Over the past eight days, Ethereum-based ETFs in the U.S. have seen inflows of more than $2.6 billion. Numbers like this aren’t just headlines—they tell a story about growing interest in Ethereum, both from institutional investors and everyday users.
The Numbers Behind the Surge
On August 14 alone, $639.6 million flowed into Ethereum ETFs. BlackRock’s ETHA fund led the pack with nearly $520 million, while Grayscale Ethereum Mini Trust added $60.7 million and Fidelity’s FETH fund brought in $56.9 million. Even smaller ETFs, like Invesco’s, showed activity.
This inflow is significant—not only because of the sheer volume but because it exceeds the issuance of new ETH after The Merge. It’s a clear signal: investors are betting on Ethereum as a long-term store of value and infrastructure platform.
What It Means for the Network
For those of us running and using Ethereum nodes, ETF inflows aren’t just financial news—they affect the network ecosystem in real time. More institutional investment usually leads to:
-
Increased on-chain activity, as funds deploy ETH across DeFi, staking, and other applications
-
Higher demand for reliable RPC services, since transactions, smart contract calls, and dApps need to scale with investor activity
-
Stronger network liquidity, which improves stability for both users and developers
Basically, the more ETH that flows into ETFs and institutional hands, the more the network is being stress-tested and validated. That’s good news for developers building on Ethereum—they get a faster, more reliable, and liquid environment.
Growing Treasury and Reserves
Companies are also expanding their ETH holdings. BTCS, for example, raised over $192 million through DeFi loans, convertible notes, and equity sales between July 1 and August 12. Their treasury now holds 70,140 ETH, worth more than $321 million.

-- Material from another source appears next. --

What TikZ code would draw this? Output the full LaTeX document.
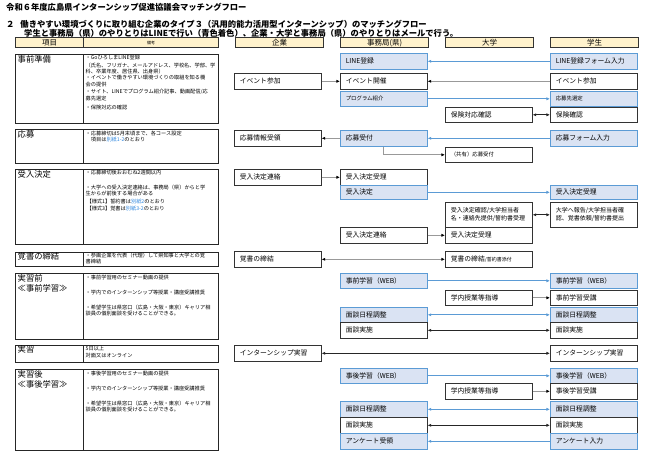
\documentclass[tikz,border=0pt]{standalone}
\usepackage{fontspec}
\setmainfont{Noto Sans CJK JP}
\usetikzlibrary{arrows.meta}

\definecolor{lineblue}{HTML}{5B9BD5}
\definecolor{boxblue}{HTML}{DAE3F3}
\definecolor{headfill}{HTML}{FFF2CC}
\definecolor{linkblue}{HTML}{2E86DE}

\tikzset{
  titletext/.style={anchor=west, inner sep=0, font=\bfseries\fontsize{8.3}{9}\selectfont},
  headbox/.style={draw=black!80, line width=1.2pt, fill=headfill, anchor=north west,
    minimum width=88, minimum height=10, inner sep=0, font=\fontsize{7.5}{8}\selectfont},
  itemframe/.style={draw=black!85, line width=1.3pt, anchor=north west, minimum width=68, inner sep=0},
  noteframe/.style={itemframe, minimum width=135},
  itemtext/.style={anchor=north west, inner xsep=2.5, inner ysep=1.2, align=left,
    font=\fontsize{8.3}{10}\selectfont},
  notetext/.style={anchor=north west, inner xsep=2.5, inner ysep=1.4, align=left,
    font=\fontsize{5.2}{6.3}\selectfont},
  flowbox/.style={draw=black!80, line width=0.6pt, fill=white, anchor=north west,
    minimum height=16, text width=76, inner xsep=5.5, inner ysep=0, align=left,
    font=\fontsize{6.8}{8}\selectfont},
  linebox/.style={flowbox, draw=lineblue, fill=boxblue},
  smalltext/.style={font=\fontsize{5.4}{7}\selectfont},
  twoline/.style={font=\fontsize{6}{8}\selectfont, minimum height=25},
  link/.style={draw=black!40, line width=0.7pt, -{Latex[length=3.6pt,width=3.2pt,color=black]}},
  twolink/.style={draw=black!40, line width=0.7pt,
    {Latex[length=3.6pt,width=3.2pt,color=black]}-{Latex[length=3.6pt,width=3.2pt,color=black]}},
  darklink/.style={draw=black!85, line width=0.7pt,
    {Latex[length=3.6pt,width=3.2pt]}-{Latex[length=3.6pt,width=3.2pt]}},
  bluelink/.style={draw=lineblue, line width=0.7pt, -{Latex[length=3.6pt,width=3.2pt]}},
  twobluelink/.style={draw=lineblue, line width=0.7pt,
    {Latex[length=3.6pt,width=3.2pt]}-{Latex[length=3.6pt,width=3.2pt]}}
}

\begin{document}
\begin{tikzpicture}[x=1pt, y=-1pt]
    \useasboundingbox (0,0) rectangle (650,459);

    % Titles
    \node[titletext] (title) at (6,7) {令和６年度広島県インターンシップ促進協議会マッチングフロー};
    \node[titletext] (type) at (6,24) {２\hspace{6pt}働きやすい環境づくりに取り組む企業のタイプ３（汎用的能力活用型インターンシップ）のマッチングフロー};
    \node[titletext] (rule) at (24,33) {学生と事務局（県）のやりとりはLINEで行い（青色着色）、企業・大学と事務局（県）のやりとりはメールで行う。};

    % Headers
    \node[headbox, minimum width=68] (hItem) at (15,37) {項目};
    \node[headbox, minimum width=135, font=\fontsize{4}{5}\selectfont] (hNote) at (83,37) {備考};
    \node[headbox] (hFirm) at (235,37) {企業};
    \node[headbox] (hOffice) at (340,37) {事務局(県)};
    \node[headbox] (hUniv) at (445,37) {大学};
    \node[headbox] (hStudent) at (550,37) {学生};

    % Left table
    \node[itemframe, minimum height=69] (prep) at (15,54) {};
    \node[noteframe, minimum height=69] (prepNote) at (83,54) {};
    \node[itemtext] (prepT) at (prep.north west) {事前準備};
    \node[notetext] (prepNoteT) at (prepNote.north west) {・GoひろしまLINE登録\\[1pt]
      （氏名、フリガナ、メールアドレス、学校名、学部、学\\科、卒業年度、居住県、出身県）\\
      ・イベントで働きやすい環境づくりの取組を知る機\\会の提供\\[1.5pt]
      ・サイト、LINEでプログラム紹介記事、動画配信/応\\募先選定\\[2.5pt]
      ・保険対応の確認};

    \node[itemframe, minimum height=34] (apply) at (15,129) {};
    \node[noteframe, minimum height=34] (applyNote) at (83,129) {};
    \node[itemtext] (applyT) at (apply.north west) {応募};
    \node[notetext] (applyNoteT) at (applyNote.north west) {・応募締切は5月末頃まで、各コース設定\\
      　項目は\textcolor{linkblue}{別紙1-2}のとおり};

    \node[itemframe, minimum height=75] (accept) at (15,169) {};
    \node[noteframe, minimum height=75] (acceptNote) at (83,169) {};
    \node[itemtext] (acceptT) at (accept.north west) {受入決定};
    \node[notetext] (acceptNoteT) at (acceptNote.north west) {・応募締切後おおむね2週間以内\\[8pt]
      ・大学への受入決定連絡は、事務局（県）からと学\\生からが前後する場合がある\\[2pt]
      \,【様式1】誓約書は\textcolor{linkblue}{別紙2}のとおり\\
      \,【様式3】覚書は\textcolor{linkblue}{別紙3-2}のとおり};

    \node[itemframe, minimum height=14] (memo) at (15,252) {};
    \node[noteframe, minimum height=14] (memoNote) at (83,252) {};
    \node[itemtext, inner ysep=0.6] (memoT) at (memo.north west) {覚書の締結};
    \node[notetext, inner ysep=0.6] (memoNoteT) at (memoNote.north west) {・参画企業を代表（代理）して県知事と大学との覚\\書締結};

    \node[itemframe, minimum height=66] (before) at (15,273) {};
    \node[noteframe, minimum height=66] (beforeNote) at (83,273) {};
    \node[itemtext] (beforeT) at (before.north west) {実習前\\≪事前学習≫};
    \node[notetext] (beforeNoteT) at (beforeNote.north west) {・事前学習用のセミナー動画の提供\\[9pt]
      ・学内でのインターンシップ等授業・講座受講推奨\\[9pt]
      ・希望学生は県窓口（広島・大阪・東京）キャリア相\\談員の個別面談を受けることができる。};

    \node[itemframe, minimum height=17] (intern) at (15,345) {};
    \node[noteframe, minimum height=17] (internNote) at (83,345) {};
    \node[itemtext, inner ysep=0.6] (internT) at (intern.north west) {実習};
    \node[notetext, inner ysep=0.8] (internNoteT) at (internNote.north west) {5日以上\\[1pt]対面又はオンライン};

    \node[itemframe, minimum height=81] (after) at (15,369) {};
    \node[noteframe, minimum height=81] (afterNote) at (83,369) {};
    \node[itemtext] (afterT) at (after.north west) {実習後\\≪事後学習≫};
    \node[notetext] (afterNoteT) at (afterNote.north west) {・事後学習用のセミナー動画の提供\\[9pt]
      ・学内でのインターンシップ等授業・講座受講推奨\\[9pt]
      ・希望学生は県窓口（広島・大阪・東京）キャリア相\\談員の個別面談を受けることができる。};

    % Flow: preparation
    \node[linebox] (j1) at (340,53) {LINE登録};
    \node[linebox] (s1) at (550,53) {LINE登録フォーム入力};
    \node[flowbox] (k2) at (234,73) {イベント参加};
    \node[flowbox] (j2) at (340,73) {イベント開催};
    \node[flowbox] (s2) at (550,73) {イベント参加};
    \node[linebox, smalltext, minimum height=15] (j3) at (340,91) {プログラム紹介};
    \node[linebox, smalltext, minimum height=15] (s3) at (550,91) {応募先選定};
    \node[flowbox, minimum height=15] (d4) at (445,107) {保険対応確認};
    \node[flowbox, minimum height=15] (s4) at (550,107) {保険確認};

    % Flow: application
    \node[flowbox] (k5) at (234,130) {応募情報受領};
    \node[linebox] (j5) at (340,130) {応募受付};
    \node[linebox] (s5) at (550,130) {応募フォーム入力};
    \node[flowbox, smalltext, minimum height=15] (d6) at (445,147) {（共有）応募受付};

    % Flow: acceptance
    \node[flowbox] (k7) at (234,169) {受入決定連絡};
    \node[flowbox] (j7) at (340,169) {受入決定受理};
    \node[linebox, minimum height=14] (j8) at (340,185) {受入決定};
    \node[linebox, minimum height=14] (s8) at (550,185) {受入決定受理};
    \node[flowbox, twoline] (d9) at (445,202) {受入決定確認/大学担当者\\名・連絡先提供/誓約書受理};
    \node[flowbox, twoline] (s9) at (550,202) {大学へ報告/大学担当者確\\認、覚書依頼/誓約書提出};
    \node[flowbox] (j10) at (340,227) {受入決定連絡};
    \node[flowbox] (d10) at (445,227) {受入決定受理};

    % Flow: memorandum
    \node[flowbox] (k11) at (234,251) {覚書の締結};
    \node[flowbox] (d11) at (445,251) {覚書の締結{\fontsize{5}{6}\selectfont /誓約書添付}};

    % Flow: before internship
    \node[linebox, minimum height=15] (j12) at (340,273) {事前学習（WEB）};
    \node[linebox, minimum height=15] (s12) at (550,273) {事前学習（WEB）};
    \node[flowbox, minimum height=15] (d13) at (445,290) {学内授業等指導};
    \node[flowbox, minimum height=15] (s13) at (550,290) {事前学習受講};
    \node[linebox, minimum height=15] (j14) at (340,307) {面談日程調整};
    \node[linebox, minimum height=15] (s14) at (550,307) {面談日程調整};
    \node[flowbox] (j15) at (340,322) {面談実施};
    \node[flowbox] (s15) at (550,322) {面談実施};

    % Flow: internship
    \node[flowbox] (k16) at (234,345) {インターンシップ実習};
    \node[flowbox] (s16) at (550,345) {インターンシップ実習};

    % Flow: after internship
    \node[linebox, minimum height=15] (j17) at (340,368) {事後学習（WEB）};
    \node[linebox, minimum height=15] (s17) at (550,368) {事後学習（WEB）};
    \node[flowbox] (d18) at (445,383) {学内授業等指導};
    \node[flowbox] (s18) at (550,383) {事後学習受講};
    \node[linebox] (j19) at (340,401) {面談日程調整};
    \node[linebox] (s19) at (550,401) {面談日程調整};
    \node[flowbox] (j20) at (340,417) {面談実施};
    \node[flowbox] (s20) at (550,417) {面談実施};
    \node[linebox] (j21) at (340,433) {アンケート受領};
    \node[linebox] (s21) at (550,433) {アンケート入力};

    % Arrows
    \draw[bluelink] (s1) -- (j1);
    \draw[link] (k2) -- (j2);
    \draw[link] (s2) -- (j2);
    \draw[bluelink] (j3) -- (s3);
    \draw[darklink] (d4) -- (s4);
    \draw[link] (j5) -- (k5);
    \draw[bluelink] (s5) -- (j5);
    \draw[link] (j5.south) |- (d6.west);
    \draw[link] (k7) -- (j7);
    \draw[bluelink] (j8) -- (s8);
    \draw[darklink] (d9) -- (s9);
    \draw[link] (j10) -- (d10);
    \draw[twolink] (k11) -- (d11);
    \draw[bluelink] (j12) -- (s12);
    \draw[link] (d13) -- (s13);
    \draw[twobluelink] (j14) -- (s14);
    \draw[darklink] (j15) -- (s15);
    \draw[darklink] (k16) -- (s16);
    \draw[bluelink] (j17) -- (s17);
    \draw[link] (d18) -- (s18);
    \draw[twobluelink] (j19) -- (s19);
    \draw[darklink] (j20) -- (s20);
    \draw[bluelink] (s21) -- (j21);
\end{tikzpicture}
\end{document}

Michael Prevoznik, CFO of BTCS, notes that this strategy provides both direct revenue and long-term participation in Ethereum’s growth. And BTCS is far from alone—public companies now manage 3.57 million ETH, valued at $16.5 billion, with BitMine Immersion Technologies leading as the largest holder.
Why This Matters
ETF inflows and growing corporate treasuries show confidence in Ethereum beyond retail hype. For RPC providers, this translates into more traffic, more node requests, and a network under heavier but healthier load. For developers and users, it means more liquidity, more reliable transactions, and a stronger ecosystem.
Ethereum isn’t just holding value—it’s becoming a backbone for both DeFi and institutional finance, and the latest ETF inflows are a clear sign that the network’s infrastructure and adoption are reaching new heights.